• [Task objective]: Reproduce, exactly and in full, the lines from the one with "What Apache ECharts" through the one with "const yTickLabels = [0, 20, 40, 60, 80];" in the data below; drop pictures.

• [Entries]:
####

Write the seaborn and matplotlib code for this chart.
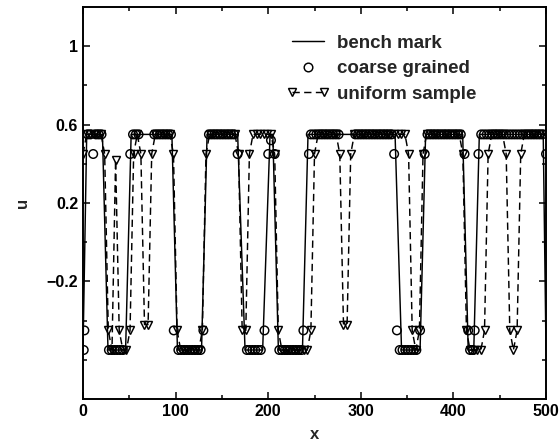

####

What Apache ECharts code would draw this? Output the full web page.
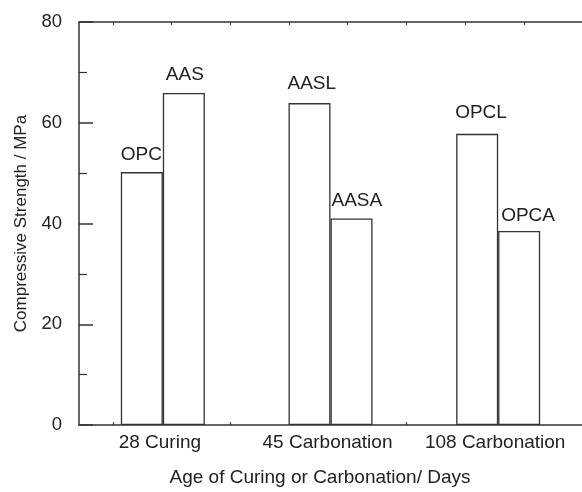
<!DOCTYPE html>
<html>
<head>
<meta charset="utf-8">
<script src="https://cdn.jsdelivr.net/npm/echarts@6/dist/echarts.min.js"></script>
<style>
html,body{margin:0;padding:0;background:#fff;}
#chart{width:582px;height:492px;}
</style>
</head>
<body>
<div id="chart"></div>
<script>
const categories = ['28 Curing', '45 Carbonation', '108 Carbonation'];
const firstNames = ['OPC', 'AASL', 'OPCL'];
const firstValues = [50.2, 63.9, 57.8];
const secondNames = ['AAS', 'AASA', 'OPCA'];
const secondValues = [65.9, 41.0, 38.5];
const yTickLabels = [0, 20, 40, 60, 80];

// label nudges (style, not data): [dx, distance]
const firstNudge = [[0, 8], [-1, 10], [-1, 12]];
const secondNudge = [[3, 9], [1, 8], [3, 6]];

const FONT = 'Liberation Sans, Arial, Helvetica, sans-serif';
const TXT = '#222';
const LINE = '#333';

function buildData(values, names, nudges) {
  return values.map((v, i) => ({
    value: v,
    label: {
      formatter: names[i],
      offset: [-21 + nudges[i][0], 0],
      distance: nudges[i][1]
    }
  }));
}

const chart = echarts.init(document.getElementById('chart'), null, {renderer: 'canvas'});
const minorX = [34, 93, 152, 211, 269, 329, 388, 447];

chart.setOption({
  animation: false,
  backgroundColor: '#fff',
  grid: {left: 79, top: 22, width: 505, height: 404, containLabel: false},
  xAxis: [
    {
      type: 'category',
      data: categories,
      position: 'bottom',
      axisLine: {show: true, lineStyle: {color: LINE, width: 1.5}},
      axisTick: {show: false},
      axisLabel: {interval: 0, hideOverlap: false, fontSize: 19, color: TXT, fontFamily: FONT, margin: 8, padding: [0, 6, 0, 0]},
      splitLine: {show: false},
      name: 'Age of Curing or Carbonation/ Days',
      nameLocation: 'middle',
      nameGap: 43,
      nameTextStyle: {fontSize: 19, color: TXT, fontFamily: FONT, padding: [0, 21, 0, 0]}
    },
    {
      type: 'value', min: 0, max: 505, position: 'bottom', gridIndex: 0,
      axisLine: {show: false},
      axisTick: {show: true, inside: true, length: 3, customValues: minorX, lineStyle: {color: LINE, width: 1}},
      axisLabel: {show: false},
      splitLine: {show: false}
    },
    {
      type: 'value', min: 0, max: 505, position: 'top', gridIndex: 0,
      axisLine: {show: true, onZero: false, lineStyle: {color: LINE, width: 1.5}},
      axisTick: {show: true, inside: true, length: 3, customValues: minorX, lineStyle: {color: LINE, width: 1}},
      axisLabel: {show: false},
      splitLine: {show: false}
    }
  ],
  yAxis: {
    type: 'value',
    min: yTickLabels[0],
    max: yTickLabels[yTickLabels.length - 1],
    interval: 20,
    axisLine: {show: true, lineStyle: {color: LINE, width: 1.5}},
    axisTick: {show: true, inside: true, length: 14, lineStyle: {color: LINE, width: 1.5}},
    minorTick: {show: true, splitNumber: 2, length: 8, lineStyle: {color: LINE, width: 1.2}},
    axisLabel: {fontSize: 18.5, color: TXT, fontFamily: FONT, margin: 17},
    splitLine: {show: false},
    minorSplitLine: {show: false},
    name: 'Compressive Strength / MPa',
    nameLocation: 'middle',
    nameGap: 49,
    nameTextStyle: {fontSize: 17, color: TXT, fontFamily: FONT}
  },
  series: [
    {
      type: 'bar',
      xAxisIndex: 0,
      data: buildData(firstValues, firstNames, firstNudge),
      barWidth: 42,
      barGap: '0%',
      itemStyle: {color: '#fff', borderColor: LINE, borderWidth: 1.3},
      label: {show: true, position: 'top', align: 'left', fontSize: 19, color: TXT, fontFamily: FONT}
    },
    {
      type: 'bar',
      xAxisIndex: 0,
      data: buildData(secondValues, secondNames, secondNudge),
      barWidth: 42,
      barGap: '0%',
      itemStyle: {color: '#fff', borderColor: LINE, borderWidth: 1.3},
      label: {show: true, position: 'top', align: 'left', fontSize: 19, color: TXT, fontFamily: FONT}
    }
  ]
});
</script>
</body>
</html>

####

• [Expected output]:
What Apache ECharts code would draw this? Output the full web page.
<!DOCTYPE html>
<html>
<head>
<meta charset="utf-8">
<script src="https://cdn.jsdelivr.net/npm/echarts@6/dist/echarts.min.js"></script>
<style>
html,body{margin:0;padding:0;background:#fff;}
#chart{width:582px;height:492px;}
</style>
</head>
<body>
<div id="chart"></div>
<script>
const categories = ['28 Curing', '45 Carbonation', '108 Carbonation'];
const firstNames = ['OPC', 'AASL', 'OPCL'];
const firstValues = [50.2, 63.9, 57.8];
const secondNames = ['AAS', 'AASA', 'OPCA'];
const secondValues = [65.9, 41.0, 38.5];
const yTickLabels = [0, 20, 40, 60, 80];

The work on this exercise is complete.